Sunday, September 16, 2012

Simile Richard Brooks

Towards the beginning of book 11, Homer uses a simile that struck me as especially conveying. Book 11 marks the beginning of the extended day of battle that lasts several books and takes place all the way from the Greek ships to the Trojan walls. Homer describes the soldiers fighting from daybreak all the way until noon. This time span, in fact,only filled two pages, and nearly 150 more pages concerning the fighting on that very day would follow, but already Homer uses an exceptionally vivid simile to describe the soldiers:

Toward evening, the woodsman turns home,
His hands sore from swinging his axe
And his heart weary from felling tall trees,
And all his desire is for the sweetness of food. (200: 86-89)

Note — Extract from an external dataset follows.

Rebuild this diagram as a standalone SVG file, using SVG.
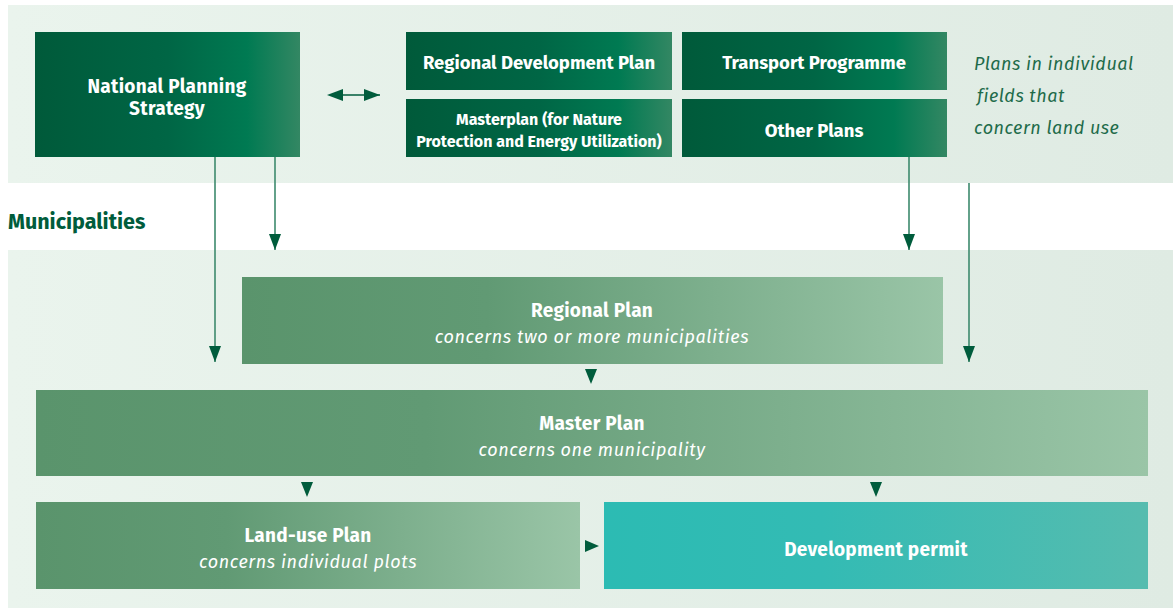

The tenors in this simile are the incredibly tired soldiers on both sides of the battle. The vehicle is the weary lumberjacks tired from a day of hard work. This simile is interesting on several levels. For one thing, it invokes touch. The reader can feel how sore one's muscles would be from swinging an axe all day long. Also, the reader can very easily relate to that feeling of utter weariness, and the extreme hunger one feels when his or her body is about to shut down. With this simile, Homer continues a trend that he started much earlier in the book. Many similes in the Iliad are not just about nature, but trees in specific. What strikes me the most about this simile, however, is the image of a lumberjack working. They simply move from one tree to the next in a methodical day of work. I think that is an incredible image to think of. After ten years of constant battle, of simply lining up on the same field day in and day out, and doing the same thing, killing had to become second nature to these soldiers. Killing enemy troops was the same thing as cutting down trees. They just moved on to the next one, barely even thinking about what they're doing anymore.

1 comment:

Thetis said...

I like this simile too-- it evokes both the symbolic set of similes about trees/flowers/ death as part of the cycle of nature and the set of similes about craftsmen, and like the vulture simile Frank discusses, it has an element of synaesthesia-- together with the visual image we get of the woodsman cutting down the tree, as you point out, it makes us feel the ache of muscles and the exhaustion of hard physical labor.